Review the material and extract every line in which the word "that" occurs.

* start *

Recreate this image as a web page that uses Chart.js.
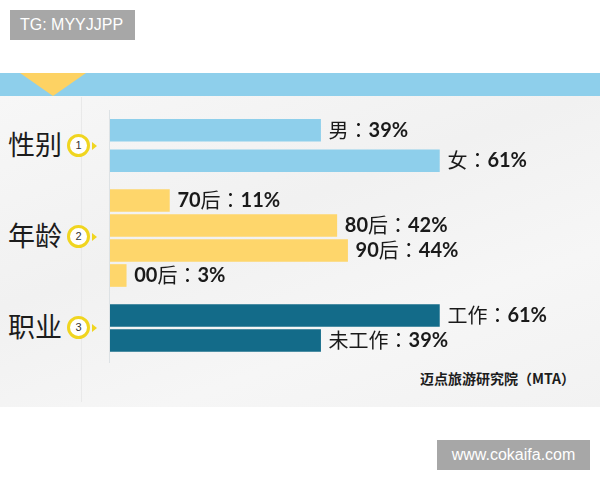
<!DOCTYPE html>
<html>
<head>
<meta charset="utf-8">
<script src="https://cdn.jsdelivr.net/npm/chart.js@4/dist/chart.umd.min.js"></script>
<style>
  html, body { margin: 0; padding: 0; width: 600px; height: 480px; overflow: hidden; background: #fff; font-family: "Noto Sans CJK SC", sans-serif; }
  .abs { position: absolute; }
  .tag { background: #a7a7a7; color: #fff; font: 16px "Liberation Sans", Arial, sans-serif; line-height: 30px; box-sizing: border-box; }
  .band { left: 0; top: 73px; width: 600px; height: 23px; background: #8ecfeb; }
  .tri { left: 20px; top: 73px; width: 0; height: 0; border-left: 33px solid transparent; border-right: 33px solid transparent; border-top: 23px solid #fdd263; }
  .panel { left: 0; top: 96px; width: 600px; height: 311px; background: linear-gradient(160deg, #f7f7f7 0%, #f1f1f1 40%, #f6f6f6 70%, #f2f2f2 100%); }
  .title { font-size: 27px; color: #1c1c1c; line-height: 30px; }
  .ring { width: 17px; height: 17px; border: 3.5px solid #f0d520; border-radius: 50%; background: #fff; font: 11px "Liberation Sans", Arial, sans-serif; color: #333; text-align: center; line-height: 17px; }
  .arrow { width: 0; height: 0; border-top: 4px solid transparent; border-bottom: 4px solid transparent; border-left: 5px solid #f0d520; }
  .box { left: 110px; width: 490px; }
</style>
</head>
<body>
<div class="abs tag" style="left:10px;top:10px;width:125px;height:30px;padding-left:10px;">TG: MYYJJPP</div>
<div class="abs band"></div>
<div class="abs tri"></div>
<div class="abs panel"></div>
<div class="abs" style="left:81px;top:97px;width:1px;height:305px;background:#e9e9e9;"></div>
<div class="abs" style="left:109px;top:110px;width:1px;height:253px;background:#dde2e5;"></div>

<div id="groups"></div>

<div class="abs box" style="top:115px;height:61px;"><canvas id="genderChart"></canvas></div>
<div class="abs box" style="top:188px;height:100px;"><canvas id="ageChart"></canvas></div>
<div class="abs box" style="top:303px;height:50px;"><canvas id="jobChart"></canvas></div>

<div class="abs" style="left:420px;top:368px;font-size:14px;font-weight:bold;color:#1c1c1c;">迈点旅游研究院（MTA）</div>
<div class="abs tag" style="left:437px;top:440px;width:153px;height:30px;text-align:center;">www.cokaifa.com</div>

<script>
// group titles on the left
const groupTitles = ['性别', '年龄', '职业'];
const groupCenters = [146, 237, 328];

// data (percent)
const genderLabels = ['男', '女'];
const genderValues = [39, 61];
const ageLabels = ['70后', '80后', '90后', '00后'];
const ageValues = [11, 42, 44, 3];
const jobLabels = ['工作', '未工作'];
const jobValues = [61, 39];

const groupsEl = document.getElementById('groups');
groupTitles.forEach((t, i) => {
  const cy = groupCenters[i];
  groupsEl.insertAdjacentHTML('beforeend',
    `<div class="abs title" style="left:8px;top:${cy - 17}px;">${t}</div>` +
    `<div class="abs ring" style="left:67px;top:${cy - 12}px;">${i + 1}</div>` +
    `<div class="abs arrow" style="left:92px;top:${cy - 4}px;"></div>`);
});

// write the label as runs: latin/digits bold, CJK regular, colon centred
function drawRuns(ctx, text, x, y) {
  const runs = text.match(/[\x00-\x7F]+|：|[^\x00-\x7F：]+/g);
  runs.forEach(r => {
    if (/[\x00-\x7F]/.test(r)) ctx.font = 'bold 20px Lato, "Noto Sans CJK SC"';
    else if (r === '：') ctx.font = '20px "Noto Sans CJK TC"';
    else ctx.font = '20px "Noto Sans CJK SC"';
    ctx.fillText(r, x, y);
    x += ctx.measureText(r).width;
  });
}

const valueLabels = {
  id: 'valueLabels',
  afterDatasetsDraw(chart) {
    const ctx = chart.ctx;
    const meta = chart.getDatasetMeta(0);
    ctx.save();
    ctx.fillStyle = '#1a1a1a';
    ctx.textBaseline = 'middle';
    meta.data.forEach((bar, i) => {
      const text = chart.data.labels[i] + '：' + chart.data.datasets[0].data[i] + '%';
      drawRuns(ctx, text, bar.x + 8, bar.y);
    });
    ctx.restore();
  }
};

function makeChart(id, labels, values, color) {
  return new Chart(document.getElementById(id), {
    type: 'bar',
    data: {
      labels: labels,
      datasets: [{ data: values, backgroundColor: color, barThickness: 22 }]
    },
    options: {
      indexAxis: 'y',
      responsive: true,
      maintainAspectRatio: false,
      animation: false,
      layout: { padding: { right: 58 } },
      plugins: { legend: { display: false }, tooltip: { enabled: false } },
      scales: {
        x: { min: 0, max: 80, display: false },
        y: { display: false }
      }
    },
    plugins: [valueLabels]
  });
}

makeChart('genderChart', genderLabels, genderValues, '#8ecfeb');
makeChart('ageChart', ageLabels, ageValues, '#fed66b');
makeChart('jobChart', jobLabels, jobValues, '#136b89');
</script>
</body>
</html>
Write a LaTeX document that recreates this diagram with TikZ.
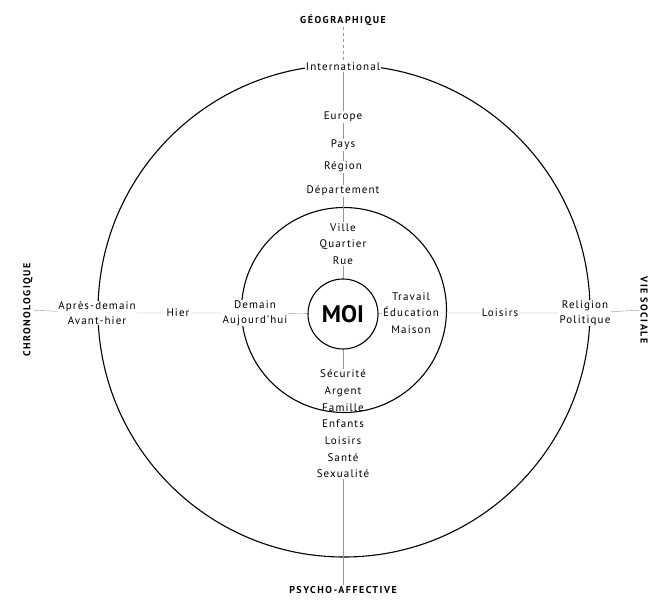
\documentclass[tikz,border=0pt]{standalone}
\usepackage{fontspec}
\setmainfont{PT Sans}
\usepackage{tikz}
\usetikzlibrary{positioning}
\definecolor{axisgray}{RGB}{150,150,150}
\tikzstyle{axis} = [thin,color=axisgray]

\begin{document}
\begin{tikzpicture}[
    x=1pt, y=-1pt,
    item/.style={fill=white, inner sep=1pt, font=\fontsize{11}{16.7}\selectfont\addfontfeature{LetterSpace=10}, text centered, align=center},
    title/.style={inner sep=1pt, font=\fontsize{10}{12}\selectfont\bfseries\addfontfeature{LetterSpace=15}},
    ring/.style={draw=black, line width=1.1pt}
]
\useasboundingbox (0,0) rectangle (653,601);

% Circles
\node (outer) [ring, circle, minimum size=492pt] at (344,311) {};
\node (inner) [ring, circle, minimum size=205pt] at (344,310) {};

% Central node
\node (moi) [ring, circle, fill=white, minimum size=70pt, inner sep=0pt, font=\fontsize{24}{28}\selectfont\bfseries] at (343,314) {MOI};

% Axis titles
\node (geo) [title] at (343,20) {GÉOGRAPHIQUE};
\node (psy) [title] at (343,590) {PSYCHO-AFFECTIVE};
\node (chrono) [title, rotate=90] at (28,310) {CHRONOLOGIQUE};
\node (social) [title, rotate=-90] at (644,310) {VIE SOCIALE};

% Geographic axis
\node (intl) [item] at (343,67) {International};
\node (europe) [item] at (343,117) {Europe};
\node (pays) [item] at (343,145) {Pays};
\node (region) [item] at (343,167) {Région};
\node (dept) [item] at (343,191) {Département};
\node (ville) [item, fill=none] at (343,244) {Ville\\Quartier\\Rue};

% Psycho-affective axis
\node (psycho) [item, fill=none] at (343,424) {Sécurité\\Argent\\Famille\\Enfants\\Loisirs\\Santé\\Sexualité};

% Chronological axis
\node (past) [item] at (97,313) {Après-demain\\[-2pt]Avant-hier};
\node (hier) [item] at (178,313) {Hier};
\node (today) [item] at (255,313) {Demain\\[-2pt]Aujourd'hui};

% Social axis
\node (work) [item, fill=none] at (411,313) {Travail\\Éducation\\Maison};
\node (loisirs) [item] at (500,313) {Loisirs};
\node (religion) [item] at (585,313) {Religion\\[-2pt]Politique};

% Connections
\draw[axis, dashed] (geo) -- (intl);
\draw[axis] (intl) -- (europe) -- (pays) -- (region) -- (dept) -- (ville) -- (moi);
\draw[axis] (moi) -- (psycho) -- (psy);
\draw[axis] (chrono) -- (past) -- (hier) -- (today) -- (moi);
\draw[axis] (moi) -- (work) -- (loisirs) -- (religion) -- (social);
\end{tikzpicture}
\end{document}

* end *

▶ [Reply]:
Recreate this image as a web page that uses Chart.js.
Write a LaTeX document that recreates this diagram with TikZ.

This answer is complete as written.